Source material:
####################
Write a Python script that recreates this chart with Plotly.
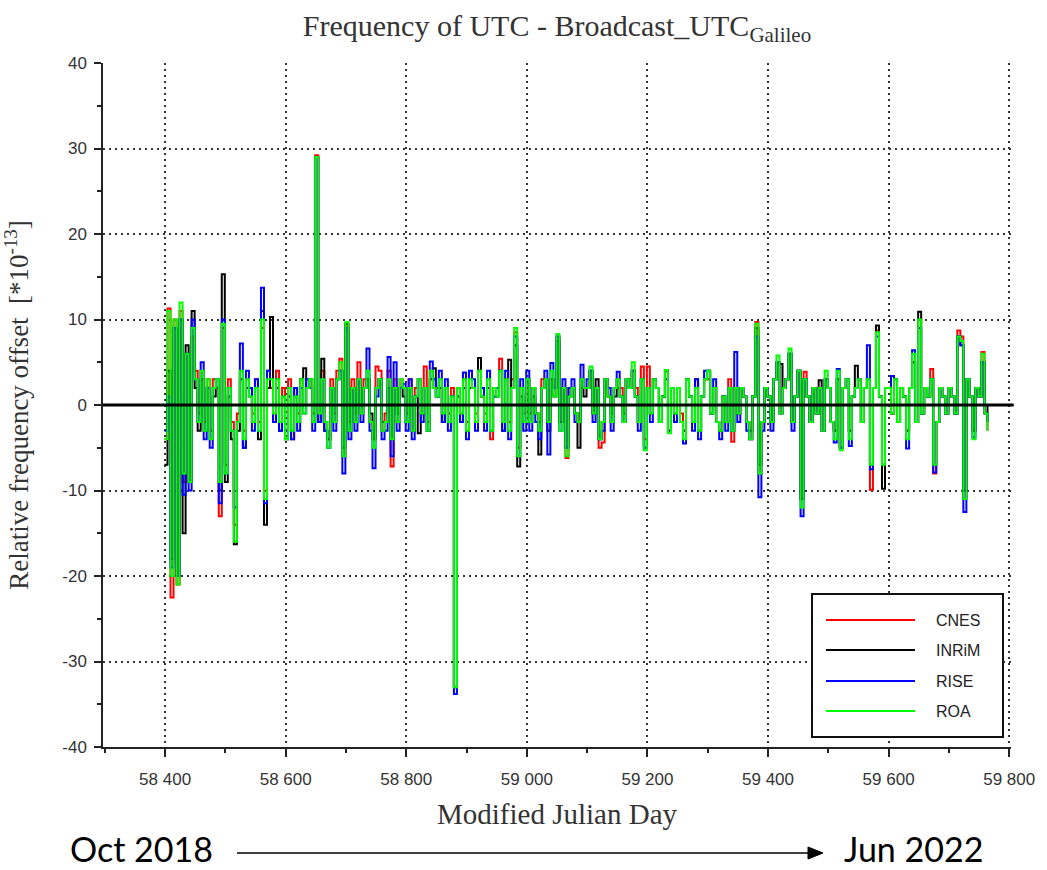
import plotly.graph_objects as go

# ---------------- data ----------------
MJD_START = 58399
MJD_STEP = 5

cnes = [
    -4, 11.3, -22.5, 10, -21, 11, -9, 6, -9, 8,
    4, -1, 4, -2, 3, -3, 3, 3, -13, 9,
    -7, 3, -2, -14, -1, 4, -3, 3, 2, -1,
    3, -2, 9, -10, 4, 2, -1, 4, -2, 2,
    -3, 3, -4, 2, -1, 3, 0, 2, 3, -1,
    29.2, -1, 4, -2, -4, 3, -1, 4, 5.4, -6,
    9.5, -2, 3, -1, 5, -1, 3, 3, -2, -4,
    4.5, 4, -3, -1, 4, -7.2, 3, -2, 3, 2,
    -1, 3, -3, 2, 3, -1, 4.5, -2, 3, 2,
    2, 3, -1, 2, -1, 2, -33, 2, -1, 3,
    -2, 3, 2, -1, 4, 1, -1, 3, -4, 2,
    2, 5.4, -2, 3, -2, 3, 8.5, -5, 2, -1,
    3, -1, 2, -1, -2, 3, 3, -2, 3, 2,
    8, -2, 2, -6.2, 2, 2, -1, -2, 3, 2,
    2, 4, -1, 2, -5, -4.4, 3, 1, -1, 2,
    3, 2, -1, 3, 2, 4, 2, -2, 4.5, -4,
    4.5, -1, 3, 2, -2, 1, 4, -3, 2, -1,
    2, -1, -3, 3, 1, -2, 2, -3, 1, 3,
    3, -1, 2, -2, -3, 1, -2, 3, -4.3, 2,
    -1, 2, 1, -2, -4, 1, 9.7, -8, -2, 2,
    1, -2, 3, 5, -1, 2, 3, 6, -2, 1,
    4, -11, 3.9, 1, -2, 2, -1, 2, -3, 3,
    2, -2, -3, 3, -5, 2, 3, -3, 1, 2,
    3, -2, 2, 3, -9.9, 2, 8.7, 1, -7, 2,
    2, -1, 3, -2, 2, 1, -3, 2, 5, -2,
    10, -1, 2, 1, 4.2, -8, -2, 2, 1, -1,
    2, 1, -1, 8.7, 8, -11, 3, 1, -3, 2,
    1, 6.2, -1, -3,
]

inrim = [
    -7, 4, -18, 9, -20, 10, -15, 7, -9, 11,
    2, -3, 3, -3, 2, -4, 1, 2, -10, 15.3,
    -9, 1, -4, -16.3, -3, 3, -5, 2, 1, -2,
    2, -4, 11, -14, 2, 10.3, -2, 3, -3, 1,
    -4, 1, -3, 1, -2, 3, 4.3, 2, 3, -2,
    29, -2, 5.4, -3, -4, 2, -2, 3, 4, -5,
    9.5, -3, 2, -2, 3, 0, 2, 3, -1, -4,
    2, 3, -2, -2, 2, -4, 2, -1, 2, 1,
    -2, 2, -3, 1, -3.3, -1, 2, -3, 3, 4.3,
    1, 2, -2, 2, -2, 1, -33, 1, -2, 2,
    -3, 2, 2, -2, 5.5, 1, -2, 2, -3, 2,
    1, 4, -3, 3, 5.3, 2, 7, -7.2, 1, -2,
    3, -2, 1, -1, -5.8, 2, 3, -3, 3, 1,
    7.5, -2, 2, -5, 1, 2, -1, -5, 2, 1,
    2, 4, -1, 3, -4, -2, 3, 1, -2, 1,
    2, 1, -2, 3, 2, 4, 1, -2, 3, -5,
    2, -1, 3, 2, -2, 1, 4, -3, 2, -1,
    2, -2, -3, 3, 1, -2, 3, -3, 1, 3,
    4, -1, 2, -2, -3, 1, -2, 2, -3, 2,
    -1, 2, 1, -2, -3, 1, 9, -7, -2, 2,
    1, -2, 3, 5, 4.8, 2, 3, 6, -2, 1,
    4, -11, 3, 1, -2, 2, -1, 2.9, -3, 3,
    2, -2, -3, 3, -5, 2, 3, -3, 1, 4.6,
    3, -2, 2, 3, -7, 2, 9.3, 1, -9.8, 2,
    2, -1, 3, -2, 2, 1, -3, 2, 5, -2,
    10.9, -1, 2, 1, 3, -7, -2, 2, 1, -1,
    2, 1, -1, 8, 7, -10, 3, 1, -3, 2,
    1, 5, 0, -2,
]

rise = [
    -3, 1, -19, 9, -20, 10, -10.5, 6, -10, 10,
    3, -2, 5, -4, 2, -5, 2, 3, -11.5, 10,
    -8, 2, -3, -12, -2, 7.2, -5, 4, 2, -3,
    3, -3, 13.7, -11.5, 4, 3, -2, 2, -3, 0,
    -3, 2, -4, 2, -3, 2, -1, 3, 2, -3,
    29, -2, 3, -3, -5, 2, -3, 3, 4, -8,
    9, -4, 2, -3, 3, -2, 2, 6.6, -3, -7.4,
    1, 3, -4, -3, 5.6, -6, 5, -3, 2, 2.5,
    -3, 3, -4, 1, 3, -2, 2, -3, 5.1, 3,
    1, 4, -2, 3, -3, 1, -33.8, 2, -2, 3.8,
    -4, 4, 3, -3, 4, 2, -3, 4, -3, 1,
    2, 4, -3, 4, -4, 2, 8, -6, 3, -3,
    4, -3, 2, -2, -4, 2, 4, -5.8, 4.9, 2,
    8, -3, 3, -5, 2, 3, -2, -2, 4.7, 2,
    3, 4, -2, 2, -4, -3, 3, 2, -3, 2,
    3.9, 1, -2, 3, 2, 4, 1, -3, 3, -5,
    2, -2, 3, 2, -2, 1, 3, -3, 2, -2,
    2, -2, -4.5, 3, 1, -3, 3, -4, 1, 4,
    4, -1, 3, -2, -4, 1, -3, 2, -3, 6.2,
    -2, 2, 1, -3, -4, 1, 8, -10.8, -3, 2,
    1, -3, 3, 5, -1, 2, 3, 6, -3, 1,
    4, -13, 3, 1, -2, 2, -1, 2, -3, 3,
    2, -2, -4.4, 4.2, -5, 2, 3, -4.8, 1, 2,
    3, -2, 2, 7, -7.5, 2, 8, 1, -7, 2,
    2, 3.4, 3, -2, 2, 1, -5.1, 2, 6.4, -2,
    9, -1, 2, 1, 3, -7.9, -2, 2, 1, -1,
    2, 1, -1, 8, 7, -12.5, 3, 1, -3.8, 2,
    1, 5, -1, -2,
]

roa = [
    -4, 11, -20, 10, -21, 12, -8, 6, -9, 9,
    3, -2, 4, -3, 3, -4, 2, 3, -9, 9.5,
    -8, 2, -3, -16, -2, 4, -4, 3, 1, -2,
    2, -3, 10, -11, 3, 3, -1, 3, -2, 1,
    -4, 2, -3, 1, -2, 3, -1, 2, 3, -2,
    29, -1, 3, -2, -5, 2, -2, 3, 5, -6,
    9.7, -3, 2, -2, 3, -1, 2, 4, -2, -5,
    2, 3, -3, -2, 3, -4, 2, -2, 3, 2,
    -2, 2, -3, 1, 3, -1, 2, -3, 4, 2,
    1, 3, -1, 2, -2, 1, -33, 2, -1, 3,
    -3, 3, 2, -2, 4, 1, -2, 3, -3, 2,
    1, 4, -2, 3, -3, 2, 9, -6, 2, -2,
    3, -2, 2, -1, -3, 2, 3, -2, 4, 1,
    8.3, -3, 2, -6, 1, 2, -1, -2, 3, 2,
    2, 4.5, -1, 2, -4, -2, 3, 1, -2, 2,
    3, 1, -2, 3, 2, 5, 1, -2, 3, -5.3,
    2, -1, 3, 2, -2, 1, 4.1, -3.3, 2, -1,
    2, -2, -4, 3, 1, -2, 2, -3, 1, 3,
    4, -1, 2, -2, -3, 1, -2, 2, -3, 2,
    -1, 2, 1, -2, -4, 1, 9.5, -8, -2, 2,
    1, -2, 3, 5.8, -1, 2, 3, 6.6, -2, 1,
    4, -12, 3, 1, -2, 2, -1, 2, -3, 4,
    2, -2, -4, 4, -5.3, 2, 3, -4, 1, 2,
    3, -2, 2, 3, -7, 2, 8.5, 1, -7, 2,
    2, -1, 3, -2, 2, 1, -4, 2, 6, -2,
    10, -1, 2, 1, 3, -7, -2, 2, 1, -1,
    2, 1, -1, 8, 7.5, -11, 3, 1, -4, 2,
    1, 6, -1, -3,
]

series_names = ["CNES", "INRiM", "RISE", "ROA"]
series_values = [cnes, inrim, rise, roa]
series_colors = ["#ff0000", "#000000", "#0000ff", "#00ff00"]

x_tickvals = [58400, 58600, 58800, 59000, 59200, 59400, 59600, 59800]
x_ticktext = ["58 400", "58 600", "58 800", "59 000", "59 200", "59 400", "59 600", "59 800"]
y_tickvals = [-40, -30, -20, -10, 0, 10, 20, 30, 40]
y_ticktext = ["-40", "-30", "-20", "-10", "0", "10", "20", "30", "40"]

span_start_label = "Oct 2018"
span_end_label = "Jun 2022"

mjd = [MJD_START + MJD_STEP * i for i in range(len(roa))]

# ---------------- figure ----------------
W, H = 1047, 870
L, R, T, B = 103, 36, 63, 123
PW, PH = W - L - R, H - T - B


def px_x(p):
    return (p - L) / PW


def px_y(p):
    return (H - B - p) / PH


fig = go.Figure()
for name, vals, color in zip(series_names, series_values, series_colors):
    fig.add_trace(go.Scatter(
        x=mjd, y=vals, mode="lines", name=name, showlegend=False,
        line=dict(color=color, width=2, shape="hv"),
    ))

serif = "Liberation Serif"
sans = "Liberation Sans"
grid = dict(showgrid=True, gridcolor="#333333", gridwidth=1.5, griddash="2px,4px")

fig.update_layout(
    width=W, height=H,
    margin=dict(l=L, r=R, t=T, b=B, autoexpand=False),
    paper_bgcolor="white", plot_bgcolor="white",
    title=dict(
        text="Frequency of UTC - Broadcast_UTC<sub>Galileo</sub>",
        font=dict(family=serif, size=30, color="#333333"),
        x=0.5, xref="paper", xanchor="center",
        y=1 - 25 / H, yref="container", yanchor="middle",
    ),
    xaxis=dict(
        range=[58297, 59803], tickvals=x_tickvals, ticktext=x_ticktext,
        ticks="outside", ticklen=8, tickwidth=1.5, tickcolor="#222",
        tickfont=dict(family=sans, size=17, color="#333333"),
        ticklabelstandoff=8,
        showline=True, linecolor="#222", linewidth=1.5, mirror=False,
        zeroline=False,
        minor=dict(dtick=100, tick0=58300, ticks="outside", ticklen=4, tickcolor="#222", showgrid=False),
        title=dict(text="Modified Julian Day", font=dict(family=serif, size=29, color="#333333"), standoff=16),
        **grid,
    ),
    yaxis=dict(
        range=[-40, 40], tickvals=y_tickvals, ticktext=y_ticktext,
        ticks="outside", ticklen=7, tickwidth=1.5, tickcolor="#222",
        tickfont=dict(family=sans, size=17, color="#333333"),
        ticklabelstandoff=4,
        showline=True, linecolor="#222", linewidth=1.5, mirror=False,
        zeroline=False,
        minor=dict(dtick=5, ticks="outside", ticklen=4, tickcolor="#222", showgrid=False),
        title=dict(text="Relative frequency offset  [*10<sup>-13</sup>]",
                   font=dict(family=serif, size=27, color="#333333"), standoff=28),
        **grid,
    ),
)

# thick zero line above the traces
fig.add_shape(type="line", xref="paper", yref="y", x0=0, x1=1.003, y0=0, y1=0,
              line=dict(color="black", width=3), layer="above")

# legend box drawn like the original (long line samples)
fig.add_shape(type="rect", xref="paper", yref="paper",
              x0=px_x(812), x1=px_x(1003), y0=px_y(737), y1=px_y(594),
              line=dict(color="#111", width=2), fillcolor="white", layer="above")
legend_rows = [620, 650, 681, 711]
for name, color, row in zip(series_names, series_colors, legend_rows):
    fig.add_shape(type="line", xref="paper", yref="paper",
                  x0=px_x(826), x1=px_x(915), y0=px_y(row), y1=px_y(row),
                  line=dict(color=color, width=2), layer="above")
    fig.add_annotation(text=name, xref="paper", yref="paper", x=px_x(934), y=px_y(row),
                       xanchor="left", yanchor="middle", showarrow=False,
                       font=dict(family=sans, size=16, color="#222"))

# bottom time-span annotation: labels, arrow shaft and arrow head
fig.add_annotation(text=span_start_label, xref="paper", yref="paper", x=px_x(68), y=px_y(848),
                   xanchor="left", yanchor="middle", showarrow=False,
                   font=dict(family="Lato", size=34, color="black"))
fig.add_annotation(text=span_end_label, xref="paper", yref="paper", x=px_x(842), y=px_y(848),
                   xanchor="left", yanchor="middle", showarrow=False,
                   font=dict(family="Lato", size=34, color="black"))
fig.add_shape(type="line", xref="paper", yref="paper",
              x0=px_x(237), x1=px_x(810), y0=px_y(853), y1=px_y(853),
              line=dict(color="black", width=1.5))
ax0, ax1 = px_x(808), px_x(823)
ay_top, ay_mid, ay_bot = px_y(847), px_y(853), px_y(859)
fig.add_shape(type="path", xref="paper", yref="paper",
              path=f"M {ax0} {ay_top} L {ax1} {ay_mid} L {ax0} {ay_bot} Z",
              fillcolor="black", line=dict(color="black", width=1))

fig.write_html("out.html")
####################
Aim:
Repeat the lines of the listing above verbatim, beginning at its first line and ending at the line containing "MJD_STEP = 5", which is included. Omit pictures.

The solution:
Write a Python script that recreates this chart with Plotly.
import plotly.graph_objects as go

# ---------------- data ----------------
MJD_START = 58399
MJD_STEP = 5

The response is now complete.